Layer 1 vs Layer 2: What's the Difference?
You keep seeing "L1" and "L2" thrown around. Here's what they actually mean, and why L2s exist in the first place.
What a Layer 1 blockchain actually is
A Layer 1, or L1, is a base blockchain that runs entirely on its own. It has its own validators or miners, its own rules for confirming transactions, and its own security that doesn't depend on any other network. Bitcoin is an L1. Ethereum is an L1. Solana is an L1. If you want the full mechanics of how a blockchain works at all, our blockchain explainer covers that from the ground up.
Every L1 is a self-contained system. When you send a transaction on Bitcoin, thousands of independent computers verify and record it directly on Bitcoin's own ledger. Nothing gets outsourced. That independence is exactly what gives an L1 its security, and it's also exactly what starts to cause problems once a lot of people want to use the same chain at the same time.
The problem: you can't maximize everything at once
As L1s like Ethereum grew popular, they ran into what's often called the blockchain trilemma. The idea is simple: a blockchain wants to be decentralized (no single party controls it), secure (hard to attack or corrupt), and scalable (fast and cheap for everyone to use). In practice, it's really hard to max out all three at the same time.

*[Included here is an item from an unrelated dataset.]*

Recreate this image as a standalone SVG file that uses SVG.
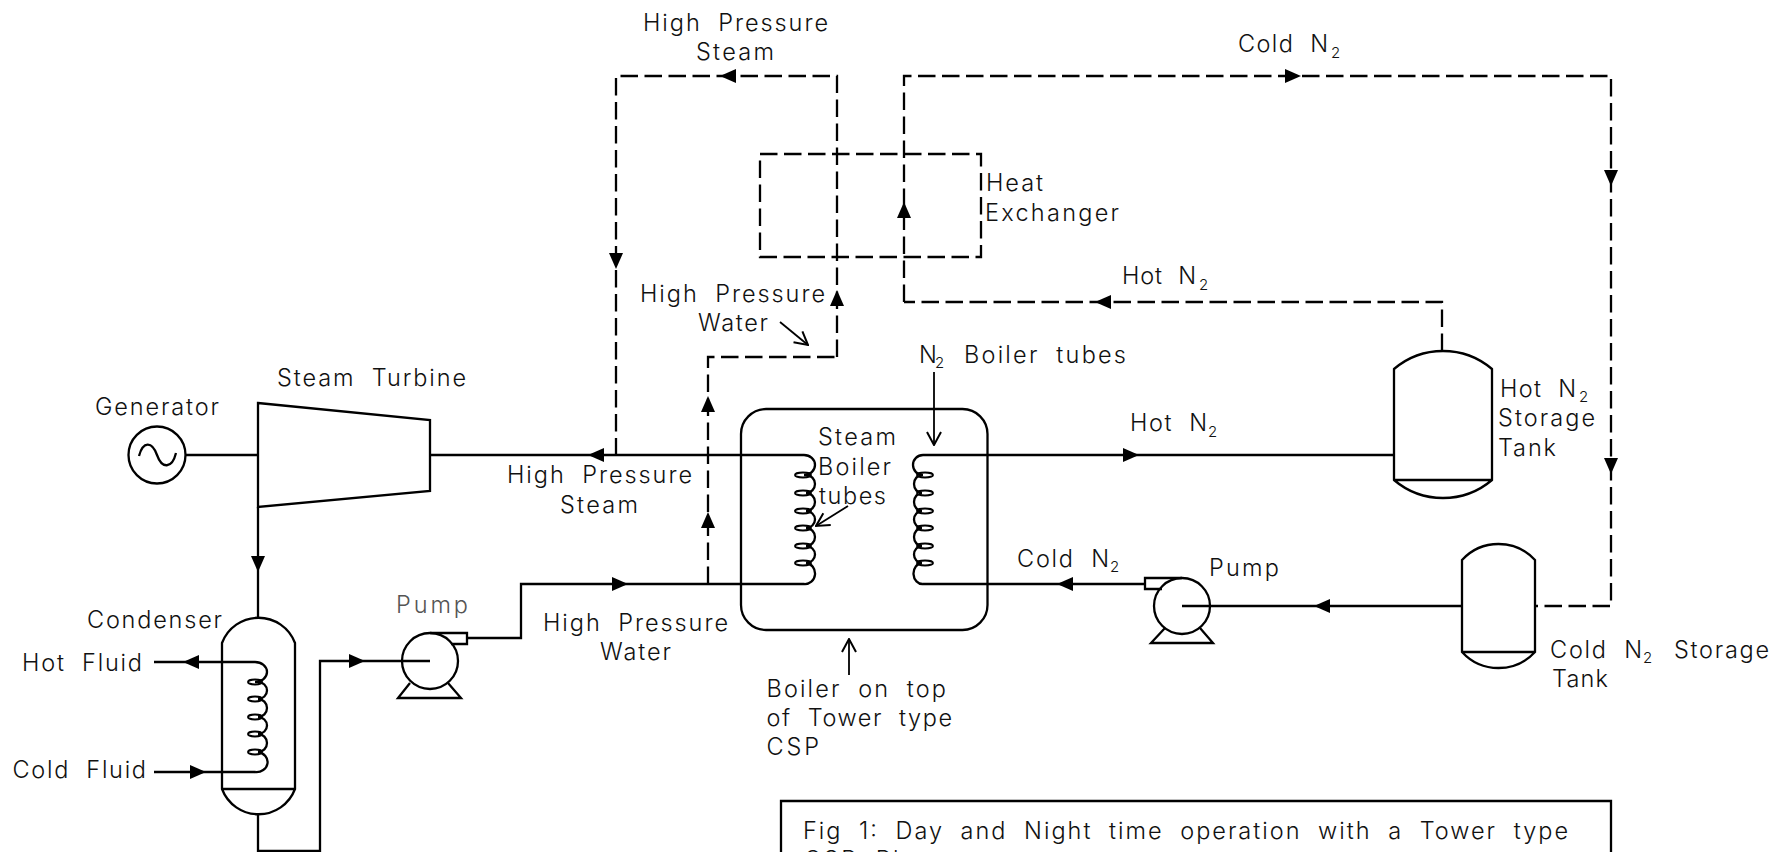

Here's why. A highly decentralized, secure chain needs thousands of independent computers to agree on every single transaction before it's considered final. That agreement process takes time and computing resources. The more you speed it up or cut corners to handle more transactions, the more you tend to concentrate control in fewer hands, or open the door to attacks. Push too hard on scalability, and you usually give up some decentralization or security to get it.
This isn't a design flaw so much as a tradeoff. Ethereum chose to prioritize decentralization and security first, which is part of why, during busy periods, transaction fees on the base chain can spike and confirmations can slow down. That tradeoff is the entire reason Layer 2s exist.
What a Layer 2 is, and how it borrows the L1's security
A Layer 2, or L2, is a separate network built on top of an L1 that handles transactions faster and cheaper, then periodically bundles up what happened and settles it back to the L1. The key part is that last step: because the L2 regularly checks in with the L1, it can inherit the L1's security guarantees without needing to build its own separate army of validators from scratch.
Think of it like a busy local branch that handles most day-to-day activity, while still reporting back to a much more secure central record that everyone trusts. Users get quick, cheap transactions on the L2, and the underlying L1 still acts as the final source of truth if anything is ever disputed.
Rollups: the dominant way L2s work
Most modern L2s are built as rollups. The basic idea is that instead of sending every single transaction to the L1 one by one (slow and expensive), a rollup bundles thousands of transactions together, compresses them, and posts a single compact record back to the L1. That one posting is enough for the L1 to keep the L2 honest, even though the actual transaction activity happened elsewhere.
There are two main flavors of rollup, and the difference comes down to how they prove those bundled transactions are valid. An optimistic rollup assumes transactions are valid by default and gives anyone a window of time (usually about a week) to challenge and prove fraud if something looks wrong. A zero-knowledge rollup, or zk-rollup, instead generates a cryptographic proof alongside the bundle that verifies its validity instantly, without needing a challenge period.
Neither approach is simply "better" across the board. Optimistic rollups tend to be simpler to build and support more general-purpose activity, but they come with that withdrawal delay. Zk-rollups settle faster and don't need a challenge window, but the proof technology is more complex to engineer well.
Real examples you've probably seen
Ethereum is the L1 most L2 activity is built around. Arbitrum and Optimism are two of the largest and most established L2s, both using optimistic rollup designs, and Base (built by Coinbase) is another major one that also runs as an optimistic rollup on top of Ethereum. Solana, by contrast, was designed to handle scale directly on its own L1 rather than leaning on separate L2s, which is one of the bigger architectural differences between the major chains. If you want to see how these chains stack up against each other more broadly, our guide to Ethereum, Solana, Bitcoin and the rest is a good next read.
Why any of this matters if you're just using the thing
Practically speaking, an L2 usually means lower fees and faster transactions than doing the same thing directly on the L1. That's the whole point. But it's not a free lunch: you're accepting slightly different trust assumptions (you're trusting the L2's own operators and its rollup design, on top of trusting the L1 underneath), and if you ever want to move funds back to the L1 from an optimistic rollup, you may run into that withdrawal delay of several days.
None of this makes L2s risky in some alarming way, they're used by millions of people daily and secured by the same L1s backing the assets you already trust. It just means "L1" and "L2" aren't just buzzwords. They describe a real tradeoff between where your transaction actually gets processed and how directly it's backed by the base chain's security.